Scalable and Dependable Sparse Matrix Factorization
Edward Jason Riedy and James Demmel
National Science Foundation CCF-00444486
Direct factorization for solving sparse systems of linear equations Ax = b often is not used for massive systems (over 1 million unknowns). Current implementations do not scale to the necessary large parallel systems.
To provide scalability, we decouple the symbolic computations from the scalable numerical work by selecting pivots before factorization. This static pivoting allows efficient factorization of massive matrices on distributed-memory parallel platforms. Static pivoting currently has two drawbacks: the implementation to compute the pivoting is sequential, and the numerical error and stability properties are not well understood. We are removing both of those drawbacks. Computing the pivoting requires finding a maximum-weight matching on a bipartite graph. This problem appears not only in sparse factorization but also in computational biology, social network analysis, and data mining.
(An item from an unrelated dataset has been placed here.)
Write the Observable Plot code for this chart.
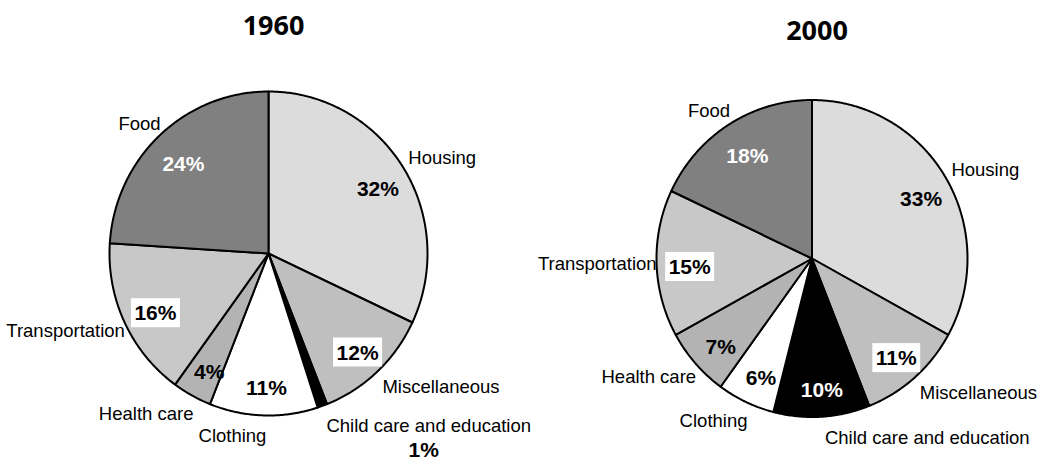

We compute a matching with a parallel, scalable auction algorithm. This algorithm also provides a framework for parallel analysis of a sparse matrix's graph structure. We address static pivoting's numerical robustness through improved heuristics, extra-precise iterative refinement, and extensive testing. Improved perturbation heuristics greatly reduce factorization error if tiny pivots occur. Extra-precise iterative refinement for dense systems provides low-error solutions and dependable error estimates [1,2]; we are extending these results to the sparse case. We also have proven that the perturbed factorization serves as a preconditioner for suitable iterative methods that reduce the number of necessary steps to the number of perturbations.
- J. Demmel, Y. Hida, W. Kahan, X. Li, S. Mukherjee, and J. Riedy, "Error Bounds from Extra Precise Iterative Refinement," ACM Trans. Mathematical Software, June 2006. DOI: 10.1145/1141885.1141894
- J. Demmel, Y. Hida, X. Li, and J. Riedy, "Extra-Precise Iterative Refinement for Overdetermined Least Squares Problems," LAPACK Working Note 188, May 2007.